Without the pictures, output the lines of the material from the very first through the one that holds "(0,0) rectangle (595pt,-213pt);".

** start **

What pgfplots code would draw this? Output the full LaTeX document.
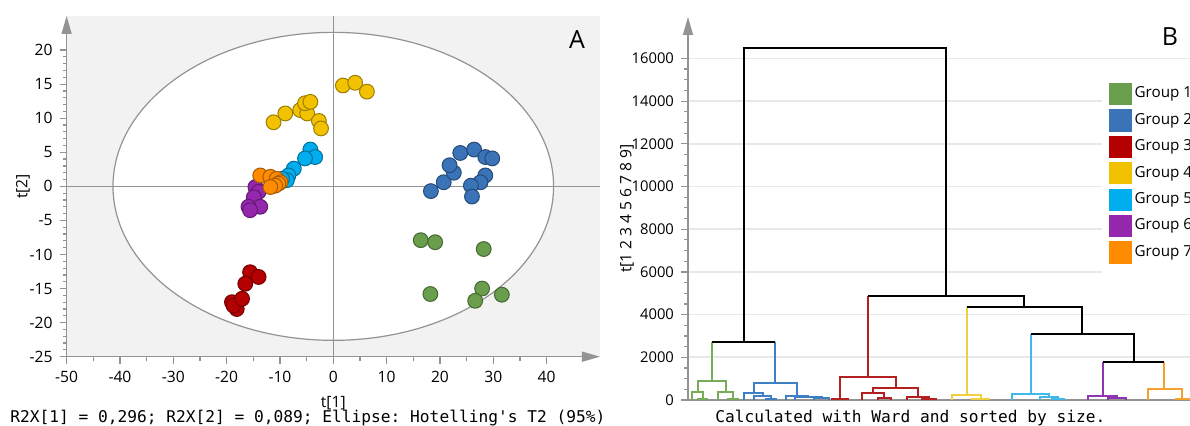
\documentclass[border=0pt]{standalone}
\usepackage{fontspec}
\setmainfont{Open Sans}
\setmonofont{DejaVu Sans Mono}
\usepackage{pgfplots}
\pgfplotsset{compat=1.18}
\usetikzlibrary{arrows.meta}

% group colours (scores + legend)
\definecolor{gone}{HTML}{6A9E4C}
\definecolor{gtwo}{HTML}{3A73B8}
\definecolor{gthree}{HTML}{B40000}
\definecolor{gfour}{HTML}{F2C200}
\definecolor{gfive}{HTML}{00ADEF}
\definecolor{gsix}{HTML}{9527AE}
\definecolor{gseven}{HTML}{FF8C00}
% dendrogram line colours
\definecolor{done}{HTML}{78AC5A}
\definecolor{dtwo}{HTML}{3F7FC4}
\definecolor{dthree}{HTML}{B22020}
\definecolor{dfour}{HTML}{F0D040}
\definecolor{dfive}{HTML}{40B8E8}
\definecolor{dsix}{HTML}{9035B0}
\definecolor{dseven}{HTML}{F5A030}

\pgfplotsset{
  pt/.style={only marks, mark=*, mark size=3.7pt,
    mark options={fill=#1, draw=#1!65!black, line width=0.5pt}},
  sqleg/.style={legend image code/.code={\fill[#1] (0pt,-5.3pt) rectangle (10.6pt,5.3pt);}},
  dn/.style={forget plot, #1, line width=0.9pt},
}

\begin{document}
\begin{tikzpicture}[font=\fontsize{7.8}{9}\selectfont]
\useasboundingbox (0,0) rectangle (595pt,-213pt);

% ---------------- A: score plot
\begin{axis}[
  at={(33.3pt,-178.35pt)}, anchor=south west,
  scale only axis, width=266.7pt, height=170.35pt,
  xmin=-50, xmax=50, ymin=-25, ymax=25,
  axis lines=left,
  axis line style={gray!85, line width=0.7pt, -{Triangle[length=9pt,width=5pt]}},
  axis background/.style={fill=black!5},
  xtick={-50,-40,...,40}, ytick={-25,-20,...,20},
  minor x tick num=1, minor y tick num=4,
  tick align=outside, major tick length=3.5pt, minor tick length=2pt,
  tick style={gray!85, line width=0.6pt},
  /pgf/number format/assume math mode=true,
  tick label style={font=\fontsize{7.8}{9}\selectfont},
  xlabel={t[1]}, ylabel={t[2]},
  ylabel style={yshift=-7pt},
  clip=false,
]
\draw[gray!85, fill=white, line width=0.6pt] (axis cs:0,0) ellipse [x radius=41.3, y radius=22.6];
\draw[gray!85, line width=0.6pt] (axis cs:-50,0) -- (axis cs:50,0);
\draw[gray!85, line width=0.6pt] (axis cs:0,-25) -- (axis cs:0,25);

\addplot[pt=gone] coordinates {
(16.4,-7.9)(19.1,-8.2)(28.2,-9.2)(18.2,-15.8)(27.9,-15.0)(26.6,-16.8)(31.6,-15.9)};
\addplot[pt=gtwo] coordinates {
(18.3,-0.7)(20.7,0.6)(22.6,2.0)(21.8,3.1)(23.8,4.9)(26.4,5.4)(28.5,4.3)(29.8,4.1)
(28.5,1.6)(27.6,0.6)(25.8,0.1)(26.0,-1.5)};
\addplot[pt=gthree] coordinates {
(-15.6,-12.6)(-14.0,-13.3)(-16.5,-14.3)(-19.0,-17.0)(-18.1,-18.0)(-18.7,-17.5)(-17.1,-16.5)};
\addplot[pt=gfour] coordinates {
(-11.2,9.4)(-9.0,10.7)(-6.2,11.2)(-4.9,10.7)(-5.3,12.2)(-4.3,12.4)(-2.7,9.6)(-2.3,8.5)
(1.8,14.8)(4.1,15.2)(6.3,13.9)};
\addplot[pt=gfive] coordinates {
(-4.3,5.4)(-3.4,4.3)(-5.3,4.1)(-7.4,2.6)(-8.4,1.6)(-8.7,0.9)(-9.6,1.1)};
\addplot[pt=gsix] coordinates {
(-14.6,-0.1)(-14.0,-0.8)(-14.9,-1.6)(-13.7,-3.0)(-15.9,-3.0)(-15.6,-3.5)};
\addplot[pt=gseven] coordinates {
(-13.7,1.6)(-11.8,1.4)(-10.6,1.1)(-9.9,0.6)(-10.3,0.4)(-10.9,0.1)(-11.8,-0.1)};
\end{axis}

% ---------------- B: dendrogram
\begin{axis}[
  at={(344pt,-200pt)}, anchor=south west,
  scale only axis, width=256pt, height=191.5pt,
  xmin=688, xmax=1200, ymin=0, ymax=17940,
  axis lines=left,
  axis line style={gray!85, line width=0.7pt},
  y axis line style={-{Triangle[length=9pt,width=5pt]}},
  x axis line style={-},
  xtick=\empty, ytick={0,2000,...,16000}, minor y tick num=3,
  tick align=outside, major tick length=3.5pt, minor tick length=2pt,
  tick style={gray!85, line width=0.6pt},
  ymajorgrids, grid style={gray!18, line width=0.8pt},
  scaled y ticks=false,
  /pgf/number format/1000 sep={},
  /pgf/number format/assume math mode=true,
  tick label style={font=\fontsize{7.4}{9}\selectfont},
  ylabel={t[1 2 3 4 5 6 7 8 9]},
  ylabel style={yshift=-8pt},
  unbounded coords=jump,
  legend style={at={(axis description cs:0.8086,0.855)}, anchor=north west,
    draw=none, fill=white, inner xsep=3.5pt, inner ysep=5pt, row sep=2.2pt,
    font=\fontsize{7.6}{9}\selectfont, nodes={inner xsep=1.6pt}},
  legend cell align=left,
  clip=false,
]
\addlegendimage{sqleg=gone}
\addlegendimage{sqleg=gtwo}
\addlegendimage{sqleg=gthree}
\addlegendimage{sqleg=gfour}
\addlegendimage{sqleg=gfive}
\addlegendimage{sqleg=gsix}
\addlegendimage{sqleg=gseven}
\legend{Group 1,Group 2,Group 3,Group 4,Group 5,Group 6,Group 7}

\addplot[dn=done] coordinates {
(712,2730)(712,905)(712,inf)
(697.7,390)(697.7,905)(725.7,905)(725.7,360)(725.7,inf)
(692,0)(692,390)(702.7,390)(702.7,45)(702.7,inf)
(698,0)(698,45)(707,45)(707,0)(707,inf)
(718.3,0)(718.3,360)(733.3,360)(733.3,30)(733.3,inf)
(728,0)(728,30)(738,30)(738,0)};
\addplot[dn=dtwo] coordinates {
(775,2730)(775,780)(775,inf)
(754,313)(754,780)(797.3,780)(797.3,200)(797.3,inf)
(744.3,0)(744.3,313)(762.7,313)(762.7,170)(762.7,inf)
(754,0)(754,170)(771,170)(771,40)(771,inf)
(766,0)(766,40)(776,40)(776,0)(776,inf)
(786,0)(786,200)(808.3,200)(808.3,150)(808.3,inf)
(795,0)(795,150)(821.6,150)(821.6,80)(821.6,inf)
(814,0)(814,80)(829,80)(829,0)};
\addplot[dn=dthree] coordinates {
(868.3,4870)(868.3,1090)(868.3,inf)
(840,40)(840,1090)(896,1090)(896,577)(896,inf)
(832,0)(832,40)(848,40)(848,0)(848,inf)
(873.3,340)(873.3,577)(918.3,577)(918.3,155)(918.3,inf)
(862.3,0)(862.3,340)(884.3,340)(884.3,80)(884.3,inf)
(878,0)(878,80)(890.6,80)(890.6,0)(890.6,inf)
(906.7,0)(906.7,155)(929.3,155)(929.3,40)(929.3,inf)
(922,0)(922,40)(936,40)(936,0)};
\addplot[dn=dfour] coordinates {
(966.7,4340)(966.7,234)(966.7,inf)
(951.7,0)(951.7,234)(980.7,234)(980.7,60)(980.7,inf)
(972,0)(972,60)(989,60)(989,0)};
\addplot[dn=dfive] coordinates {
(1031,3090)(1031,265)(1031,inf)
(1012.3,0)(1012.3,265)(1049,265)(1049,150)(1049,inf)
(1040,0)(1040,150)(1058,150)(1058,40)(1058,inf)
(1052,0)(1052,40)(1064,40)(1064,0)};
\addplot[dn=dsix] coordinates {
(1102.7,1765)(1102.7,200)(1102.7,inf)
(1087.7,0)(1087.7,200)(1117.3,200)(1117.3,100)(1117.3,inf)
(1108,0)(1108,100)(1126,100)(1126,0)};
\addplot[dn=dseven] coordinates {
(1164.3,1765)(1164.3,515)(1164.3,inf)
(1147.7,0)(1147.7,515)(1182.3,515)(1182.3,40)(1182.3,inf)
(1176,0)(1176,40)(1190,40)(1190,0)};
\addplot[forget plot, black, line width=1.1pt] coordinates {
(712,2730)(775,2730)(775,inf)
(744,2730)(744,16470)(945.7,16470)(945.7,4870)(945.7,inf)
(868.3,4870)(1024,4870)(1024,4340)(1024,inf)
(966.7,4340)(1082.3,4340)(1082.3,3090)(1082.3,inf)
(1031,3090)(1134,3090)(1134,1765)(1134,inf)
(1102.7,1765)(1164.3,1765)};
\end{axis}

\node[font=\fontsize{12.5}{14}\selectfont] at (288.5pt,-20pt) {A};
\node[font=\fontsize{12.5}{14}\selectfont] at (585pt,-18.5pt) {B};
\node[anchor=west, inner sep=0pt, font=\ttfamily\fontsize{8.1}{9}\selectfont]
  at (5pt,-209pt) {R2X[1] = 0,296; R2X[2] = 0,089; Ellipse: Hotelling's T2 (95\%)};
\node[anchor=west, inner sep=0pt, font=\ttfamily\fontsize{8.1}{9}\selectfont]
  at (357.5pt,-209pt) {Calculated with Ward and sorted by size.};
\end{tikzpicture}
\end{document}
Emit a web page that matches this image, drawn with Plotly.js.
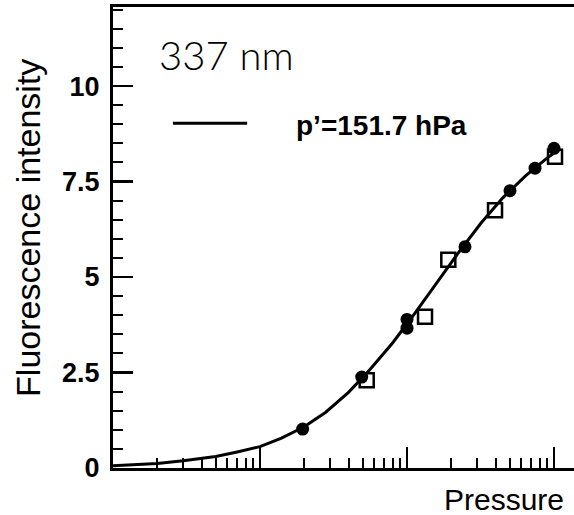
<!DOCTYPE html>
<html><head><meta charset="utf-8">
<script src="https://cdn.plot.ly/plotly-3.0.1.min.js"></script>
<style>html,body{margin:0;padding:0;background:#fff}#c{width:574px;height:515px}</style>
</head><body><div id="c"></div>
<script>
// Fitted curve
const curveP = [1, 1.5, 2, 3, 4, 5, 7, 10, 14, 20, 28, 40, 56, 80, 113, 160, 226, 320, 450, 640, 900, 1050];
const curveF = [0.06, 0.09, 0.12, 0.19, 0.25, 0.30, 0.42, 0.56, 0.78, 1.08, 1.46, 1.98, 2.58, 3.28, 4.05, 4.85, 5.66, 6.42, 7.08, 7.65, 8.12, 8.30];
// Filled circles
const circP = [19.5, 49.2, 100, 100, 248, 502, 743, 1000];
const circF = [1.02, 2.38, 3.89, 3.66, 5.79, 7.26, 7.85, 8.37];
// Open squares
const sqP = [53.2, 132.6, 191, 397, 1016];
const sqF = [2.30, 3.96, 5.45, 6.75, 8.15];
// Axis ticks
const yTicks = [0, 2.5, 5, 7.5, 10];
const yTickText = ['0', '2.5', '5', '7.5', '10'];
const xMajor = [10, 100, 1000];
const xMinor = [2,3,4,5,6,7,8,9,20,30,40,50,60,70,80,90,200,300,400,500,600,700,800,900];

const traces = [
  {x: curveP, y: curveF, mode: 'lines', line: {color: '#000', width: 3}, hoverinfo: 'skip'},
  {x: circP, y: circF, mode: 'markers', marker: {symbol: 'circle', size: 13, color: '#000'}},
  {x: sqP, y: sqF, mode: 'markers', marker: {symbol: 'square-open', size: 14, color: '#000', line: {width: 2.5, color: '#000'}}}
];

const layout = {
  width: 574, height: 515,
  margin: {l: 113, r: 0, t: 7, b: 47},
  paper_bgcolor: '#fff', plot_bgcolor: '#fff',
  showlegend: false,
  xaxis: {
    type: 'log', range: [0, 3.136],
    showline: true, linecolor: '#000', linewidth: 3, mirror: true,
    showgrid: false, zeroline: false,
    tickvals: xMajor, ticks: 'inside', ticklen: 21, tickwidth: 2, tickcolor: '#000',
    showticklabels: false,
    minor: {tickvals: xMinor, ticks: 'inside', ticklen: 10, tickwidth: 2, tickcolor: '#000', showgrid: false}
  },
  yaxis: {
    range: [0, 12.07],
    showline: true, linecolor: '#000', linewidth: 3, mirror: false,
    showgrid: false, zeroline: false,
    tickvals: yTicks, ticktext: yTickText.map(t => '<b>' + t + '</b>'),
    ticks: 'inside', ticklen: 20, tickwidth: 2.5, tickcolor: '#000',
    tickfont: {family: 'Liberation Sans, Arial, sans-serif', size: 27, color: '#000'},
    ticklabelstandoff: 5,
    minor: {dtick: 0.5, ticks: 'inside', ticklen: 10, tickwidth: 2, tickcolor: '#000', showgrid: false}
  },
  shapes: [
    {type: 'line', xref: 'paper', yref: 'paper', x0: 0.130, x1: 0.291, y0: 0.748, y1: 0.748, line: {color: '#000', width: 3}}
  ],
  annotations: [
    {text: '337 nm', xref: 'paper', yref: 'paper', x: 0.247, y: 0.896, xanchor: 'center', yanchor: 'middle', showarrow: false,
     font: {family: 'Lato, sans-serif', size: 40, color: '#000', weight: 300}},
    {text: '<b>p’=151.7 hPa</b>', xref: 'paper', yref: 'paper', x: 0.392, y: 0.744, xanchor: 'left', yanchor: 'middle', showarrow: false,
     font: {family: 'Liberation Sans, Arial, sans-serif', size: 28, color: '#000'}},
    {text: 'Fluorescence intensity', xref: 'paper', yref: 'paper', x: -0.183, y: 0.52, xanchor: 'center', yanchor: 'middle', textangle: -90, showarrow: false,
     font: {family: 'Liberation Sans, Arial, sans-serif', size: 34, color: '#000'}},
    {text: 'Pressure', xref: 'paper', yref: 'paper', x: 0.848, y: -0.069, xanchor: 'center', yanchor: 'middle', showarrow: false,
     font: {family: 'Liberation Sans, Arial, sans-serif', size: 30, color: '#000'}}
  ]
};

Plotly.newPlot('c', traces, layout, {staticPlot: true, displayModeBar: false});
</script></body></html>
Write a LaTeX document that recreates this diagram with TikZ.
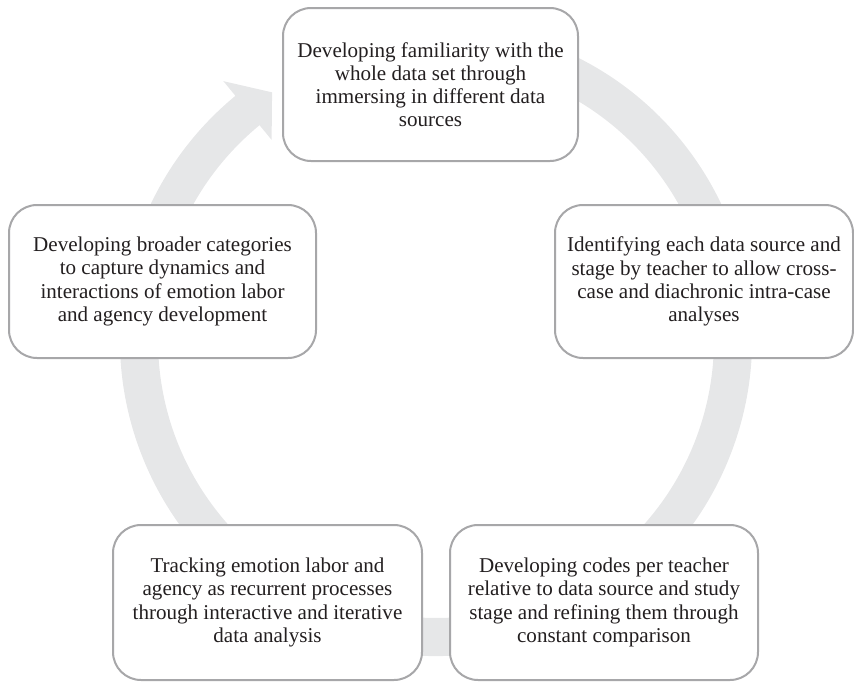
\documentclass[tikz,border=0pt]{standalone}
\usepackage{fontspec}
\setmainfont{Liberation Serif}
\definecolor{ringgray}{HTML}{E6E7E8}
\definecolor{boxgray}{HTML}{A7A7A9}
\definecolor{inkblack}{HTML}{231F20}
\begin{document}
\begin{tikzpicture}[x=0.75pt,y=-0.75pt,
  stage/.style={draw=boxgray, line width=1.5pt, fill=white,
    rounded corners=21pt, align=center, inner sep=0pt,
    text=inkblack, font=\fontsize{15.8}{17.4}\selectfont}]
\useasboundingbox (0,0) rectangle (854,682);

% cycle ring with its arrow head, drawn beneath the stages
\fill[ringgray, shift={(436,340)}]
  (290:316) arc[start angle=290, end angle=590.6, radius=316]
  -- (590.6:335) -- (596.5:297) -- (590.6:259) -- (590.6:278)
  arc[start angle=590.6, end angle=290, radius=278] -- cycle;

% stages of the analysis
\node[stage, minimum width=221.25pt, minimum height=114.75pt] (s1) at (430.5,84.5)
  {Developing familiarity with the\\whole data set through\\immersing in different data\\sources};
\node[stage, minimum width=223.5pt, minimum height=114.75pt] (s2) at (704,281.5)
  {Identifying each data source and\\stage by teacher to allow cross-\\case and diachronic intra-case\\analyses};
\node[stage, minimum width=231pt, minimum height=116.25pt] (s3) at (604,602.5)
  {Developing codes per teacher\\relative to data source and study\\stage and refining them through\\constant comparison};
\node[stage, minimum width=231.75pt, minimum height=116.25pt] (s4) at (267.5,602.5)
  {Tracking emotion labor and\\agency as recurrent processes\\through interactive and iterative\\data analysis};
\node[stage, minimum width=230.25pt, minimum height=114.75pt] (s5) at (162.5,281.5)
  {Developing broader categories\\to capture dynamics and\\interactions of emotion labor\\and agency development};
\end{tikzpicture}
\end{document}
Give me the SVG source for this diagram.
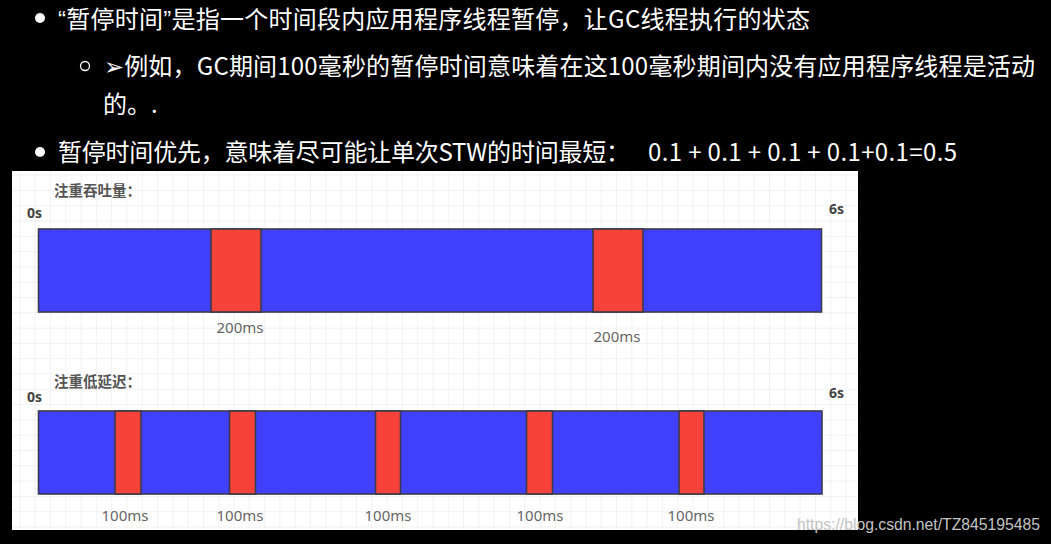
<svg xmlns="http://www.w3.org/2000/svg" width="1051" height="544" viewBox="0 0 1051 544">
<defs>
<pattern id="grid" x="5" y="-8" width="15.3" height="15.3" patternUnits="userSpaceOnUse">
<path d="M15.3 0V15.3M0 15.3H15.3" fill="none" stroke="#e6e6e6" stroke-width="1"/>
</pattern>
</defs>
<style>
.t{font-family:"Noto Sans CJK SC","Noto Sans",sans-serif;font-size:24px;fill:#fff}
.q{font-family:"Liberation Sans",sans-serif}
.blue{fill:#4040fe;stroke:#3a3a4a;stroke-width:1.6}
.red{fill:#f5433a;stroke:#3a3a4a;stroke-width:1.6}
.title{font-family:"Noto Sans CJK SC",sans-serif;font-size:14.5px;font-weight:bold;fill:#555}
.sec{font-family:"Open Sans","Noto Sans",sans-serif;font-size:14px;font-weight:bold;fill:#444}
.ms{font-family:"Noto Sans","Open Sans",sans-serif;font-size:15px;fill:#666;text-anchor:middle}
.wm{font-family:"Liberation Sans",sans-serif;font-size:16px;fill:#c4c4c4}
</style>
<rect width="1051" height="544" fill="#000"/>
<g id="text">
<circle cx="40" cy="18" r="5" fill="#fff"/>
<text class="t" x="58" y="28" textLength="752"><tspan class="q">“</tspan>暂停时间<tspan class="q">”</tspan>是指一个时间段内应用程序线程暂停，让GC线程执行的状态</text>
<circle cx="85" cy="66" r="4.5" fill="none" stroke="#fff" stroke-width="1.3"/>
<text class="t" x="104" y="75" textLength="931">➢例如，GC期间100毫秒的暂停时间意味着在这100毫秒期间内没有应用程序线程是活动</text>
<text class="t" x="103" y="113">的。.</text>
<circle cx="40" cy="152" r="5" fill="#fff"/>
<text class="t" x="58" y="161"><tspan textLength="572">暂停时间优先，意味着尽可能让单次STW的时间最短：</tspan><tspan x="648" textLength="309">0.1 + 0.1 + 0.1 + 0.1+0.1=0.5</tspan></text>
</g>
<g id="panel">
<rect x="12" y="171" width="846" height="359" fill="#fff"/>
<rect x="12" y="171" width="846" height="359" fill="url(#grid)"/>
</g>
<g id="throughput">
<text class="title" x="54" y="196">注重吞吐量：</text>
<text class="sec" x="27" y="218">0s</text>
<text class="sec" x="829" y="214">6s</text>
<rect class="blue" x="38.5" y="229" width="783" height="83"/>
<rect class="red" x="211" y="229" width="50" height="83"/>
<rect class="red" x="593" y="229" width="50" height="83"/>
<text class="ms" x="240" y="333">200ms</text>
<text class="ms" x="617" y="342">200ms</text>
</g>
<g id="latency">
<text class="title" x="54" y="387">注重低延迟：</text>
<text class="sec" x="27" y="402">0s</text>
<text class="sec" x="829" y="398">6s</text>
<rect class="blue" x="38.5" y="411" width="783.5" height="83"/>
<rect class="red" x="115" y="411" width="26" height="83"/>
<rect class="red" x="229.5" y="411" width="26" height="83"/>
<rect class="red" x="375.5" y="411" width="25" height="83"/>
<rect class="red" x="526.5" y="411" width="26" height="83"/>
<rect class="red" x="679" y="411" width="25" height="83"/>
<text class="ms" x="125" y="521">100ms</text>
<text class="ms" x="240" y="521">100ms</text>
<text class="ms" x="388" y="521">100ms</text>
<text class="ms" x="540" y="521">100ms</text>
<text class="ms" x="691" y="521">100ms</text>
</g>
<text class="wm" x="797" y="530" textLength="243" lengthAdjust="spacingAndGlyphs">https://blog.csdn.net/TZ845195485</text>
</svg>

** end **

| OUTPUT OF THE TASK |
What pgfplots code would draw this? Output the full LaTeX document.
\documentclass[border=0pt]{standalone}
\usepackage{fontspec}
\setmainfont{Open Sans}
\setmonofont{DejaVu Sans Mono}
\usepackage{pgfplots}
\pgfplotsset{compat=1.18}
\usetikzlibrary{arrows.meta}

% group colours (scores + legend)
\definecolor{gone}{HTML}{6A9E4C}
\definecolor{gtwo}{HTML}{3A73B8}
\definecolor{gthree}{HTML}{B40000}
\definecolor{gfour}{HTML}{F2C200}
\definecolor{gfive}{HTML}{00ADEF}
\definecolor{gsix}{HTML}{9527AE}
\definecolor{gseven}{HTML}{FF8C00}
% dendrogram line colours
\definecolor{done}{HTML}{78AC5A}
\definecolor{dtwo}{HTML}{3F7FC4}
\definecolor{dthree}{HTML}{B22020}
\definecolor{dfour}{HTML}{F0D040}
\definecolor{dfive}{HTML}{40B8E8}
\definecolor{dsix}{HTML}{9035B0}
\definecolor{dseven}{HTML}{F5A030}

\pgfplotsset{
  pt/.style={only marks, mark=*, mark size=3.7pt,
    mark options={fill=#1, draw=#1!65!black, line width=0.5pt}},
  sqleg/.style={legend image code/.code={\fill[#1] (0pt,-5.3pt) rectangle (10.6pt,5.3pt);}},
  dn/.style={forget plot, #1, line width=0.9pt},
}

\begin{document}
\begin{tikzpicture}[font=\fontsize{7.8}{9}\selectfont]
\useasboundingbox (0,0) rectangle (595pt,-213pt);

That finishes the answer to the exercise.